Set task:
Nothing outside the range is to be copied. From the entries below, reproduce exactly the lines starting at the one with "Generate a Python" and ending at the one with "import numpy as np", without pictures.

Dataset excerpts:
○ ○ ○
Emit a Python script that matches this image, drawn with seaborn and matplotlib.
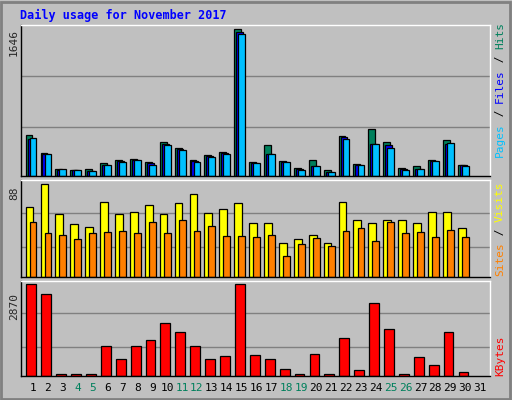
○ ○ ○
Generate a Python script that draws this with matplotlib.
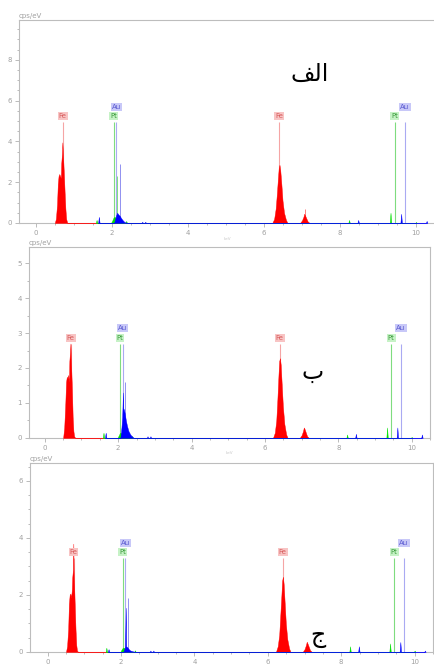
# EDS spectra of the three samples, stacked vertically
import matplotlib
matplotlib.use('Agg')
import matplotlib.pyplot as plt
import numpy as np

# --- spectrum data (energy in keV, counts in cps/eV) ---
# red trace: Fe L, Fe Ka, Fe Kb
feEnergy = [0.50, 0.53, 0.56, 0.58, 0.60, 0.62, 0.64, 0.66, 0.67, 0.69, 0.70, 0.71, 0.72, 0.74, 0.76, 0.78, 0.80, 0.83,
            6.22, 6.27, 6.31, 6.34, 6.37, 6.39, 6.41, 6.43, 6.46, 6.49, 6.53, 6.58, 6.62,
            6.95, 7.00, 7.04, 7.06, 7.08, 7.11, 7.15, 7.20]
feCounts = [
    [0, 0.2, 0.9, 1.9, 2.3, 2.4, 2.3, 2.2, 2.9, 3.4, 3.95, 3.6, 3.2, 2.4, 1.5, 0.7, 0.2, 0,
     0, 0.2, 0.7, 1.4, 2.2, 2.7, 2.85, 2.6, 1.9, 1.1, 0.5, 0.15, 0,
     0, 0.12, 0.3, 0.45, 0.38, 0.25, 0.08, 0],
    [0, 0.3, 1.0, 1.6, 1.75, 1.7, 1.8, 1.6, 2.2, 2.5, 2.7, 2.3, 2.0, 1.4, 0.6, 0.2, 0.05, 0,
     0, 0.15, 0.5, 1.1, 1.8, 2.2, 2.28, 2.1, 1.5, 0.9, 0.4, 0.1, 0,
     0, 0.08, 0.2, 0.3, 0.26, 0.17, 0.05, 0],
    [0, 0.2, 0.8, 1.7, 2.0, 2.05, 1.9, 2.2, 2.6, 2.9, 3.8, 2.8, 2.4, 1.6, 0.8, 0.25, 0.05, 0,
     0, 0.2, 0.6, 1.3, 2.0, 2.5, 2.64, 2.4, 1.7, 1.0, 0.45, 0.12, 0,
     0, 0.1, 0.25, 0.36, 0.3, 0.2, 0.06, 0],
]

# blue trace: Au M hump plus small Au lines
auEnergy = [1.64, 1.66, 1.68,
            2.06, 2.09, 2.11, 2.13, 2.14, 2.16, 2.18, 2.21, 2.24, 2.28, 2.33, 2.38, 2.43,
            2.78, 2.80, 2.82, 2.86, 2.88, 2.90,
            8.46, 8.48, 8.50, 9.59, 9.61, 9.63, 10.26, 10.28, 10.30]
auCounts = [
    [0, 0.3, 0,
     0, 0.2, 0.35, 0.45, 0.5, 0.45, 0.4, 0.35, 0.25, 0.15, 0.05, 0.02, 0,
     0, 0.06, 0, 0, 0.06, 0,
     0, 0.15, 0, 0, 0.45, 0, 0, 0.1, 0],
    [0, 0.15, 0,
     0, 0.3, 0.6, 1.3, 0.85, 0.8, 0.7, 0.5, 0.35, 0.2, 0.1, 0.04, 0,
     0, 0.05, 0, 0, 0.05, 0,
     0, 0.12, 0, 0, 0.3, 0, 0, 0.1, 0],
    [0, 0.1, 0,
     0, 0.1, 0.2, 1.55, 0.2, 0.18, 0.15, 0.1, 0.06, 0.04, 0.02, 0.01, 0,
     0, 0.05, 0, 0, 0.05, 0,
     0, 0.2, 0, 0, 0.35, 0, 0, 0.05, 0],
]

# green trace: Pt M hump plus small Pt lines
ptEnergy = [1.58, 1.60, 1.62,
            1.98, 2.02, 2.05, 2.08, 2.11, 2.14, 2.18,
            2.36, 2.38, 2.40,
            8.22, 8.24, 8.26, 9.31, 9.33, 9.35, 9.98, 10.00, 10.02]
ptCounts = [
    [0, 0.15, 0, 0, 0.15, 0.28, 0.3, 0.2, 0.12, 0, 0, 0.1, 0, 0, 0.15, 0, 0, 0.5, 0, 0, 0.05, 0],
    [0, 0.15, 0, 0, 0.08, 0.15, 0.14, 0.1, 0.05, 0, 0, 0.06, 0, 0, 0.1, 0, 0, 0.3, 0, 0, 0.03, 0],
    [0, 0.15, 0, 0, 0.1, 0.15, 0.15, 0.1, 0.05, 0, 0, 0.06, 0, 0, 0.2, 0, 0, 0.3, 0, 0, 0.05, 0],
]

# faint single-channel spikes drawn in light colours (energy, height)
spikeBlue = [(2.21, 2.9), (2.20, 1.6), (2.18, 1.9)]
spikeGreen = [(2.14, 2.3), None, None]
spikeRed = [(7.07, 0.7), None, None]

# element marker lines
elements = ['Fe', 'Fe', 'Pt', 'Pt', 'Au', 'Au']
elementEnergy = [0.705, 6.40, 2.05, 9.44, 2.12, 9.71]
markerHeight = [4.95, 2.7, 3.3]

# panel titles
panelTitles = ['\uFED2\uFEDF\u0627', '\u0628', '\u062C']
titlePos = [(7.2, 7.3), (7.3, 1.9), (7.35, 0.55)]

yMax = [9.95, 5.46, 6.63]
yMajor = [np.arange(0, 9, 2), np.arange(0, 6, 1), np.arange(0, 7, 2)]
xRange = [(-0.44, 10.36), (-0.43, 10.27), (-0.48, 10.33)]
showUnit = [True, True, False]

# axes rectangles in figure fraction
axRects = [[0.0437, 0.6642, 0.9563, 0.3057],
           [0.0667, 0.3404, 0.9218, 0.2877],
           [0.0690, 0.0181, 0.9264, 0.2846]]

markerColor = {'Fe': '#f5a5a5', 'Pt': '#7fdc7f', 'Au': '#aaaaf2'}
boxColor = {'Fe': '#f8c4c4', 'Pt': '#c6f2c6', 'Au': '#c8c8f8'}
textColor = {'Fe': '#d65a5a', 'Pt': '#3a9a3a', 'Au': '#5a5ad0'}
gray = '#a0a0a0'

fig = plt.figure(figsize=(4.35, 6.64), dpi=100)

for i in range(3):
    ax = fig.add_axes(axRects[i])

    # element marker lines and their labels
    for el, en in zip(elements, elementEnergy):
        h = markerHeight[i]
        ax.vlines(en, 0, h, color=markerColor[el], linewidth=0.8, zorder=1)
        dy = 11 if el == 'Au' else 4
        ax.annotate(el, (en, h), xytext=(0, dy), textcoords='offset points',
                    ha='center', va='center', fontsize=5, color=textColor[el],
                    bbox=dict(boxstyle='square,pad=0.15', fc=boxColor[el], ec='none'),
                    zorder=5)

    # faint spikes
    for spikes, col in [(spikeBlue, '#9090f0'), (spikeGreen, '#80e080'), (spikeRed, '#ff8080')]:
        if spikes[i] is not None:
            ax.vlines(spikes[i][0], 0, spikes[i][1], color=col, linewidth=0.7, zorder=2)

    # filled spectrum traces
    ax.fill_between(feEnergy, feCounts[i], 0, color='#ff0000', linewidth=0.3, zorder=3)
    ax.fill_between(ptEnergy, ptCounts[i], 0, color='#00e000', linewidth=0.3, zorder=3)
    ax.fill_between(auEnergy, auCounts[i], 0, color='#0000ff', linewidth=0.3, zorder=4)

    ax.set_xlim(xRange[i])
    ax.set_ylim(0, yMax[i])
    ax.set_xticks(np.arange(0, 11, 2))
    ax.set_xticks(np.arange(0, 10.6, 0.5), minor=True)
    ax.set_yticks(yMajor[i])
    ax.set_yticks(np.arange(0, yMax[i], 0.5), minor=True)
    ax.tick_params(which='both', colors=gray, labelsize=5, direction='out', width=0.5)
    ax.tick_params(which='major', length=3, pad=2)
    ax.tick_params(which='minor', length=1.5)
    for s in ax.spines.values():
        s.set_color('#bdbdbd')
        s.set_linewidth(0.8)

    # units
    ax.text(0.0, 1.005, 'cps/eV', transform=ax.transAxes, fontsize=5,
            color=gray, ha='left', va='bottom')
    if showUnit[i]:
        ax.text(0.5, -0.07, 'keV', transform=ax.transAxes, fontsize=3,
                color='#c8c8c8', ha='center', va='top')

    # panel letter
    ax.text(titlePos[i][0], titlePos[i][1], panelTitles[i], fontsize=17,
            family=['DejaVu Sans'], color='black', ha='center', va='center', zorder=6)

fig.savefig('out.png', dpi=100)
○ ○ ○
Task answer:
Generate a Python script that draws this with matplotlib.
# EDS spectra of the three samples, stacked vertically
import matplotlib
matplotlib.use('Agg')
import matplotlib.pyplot as plt
import numpy as np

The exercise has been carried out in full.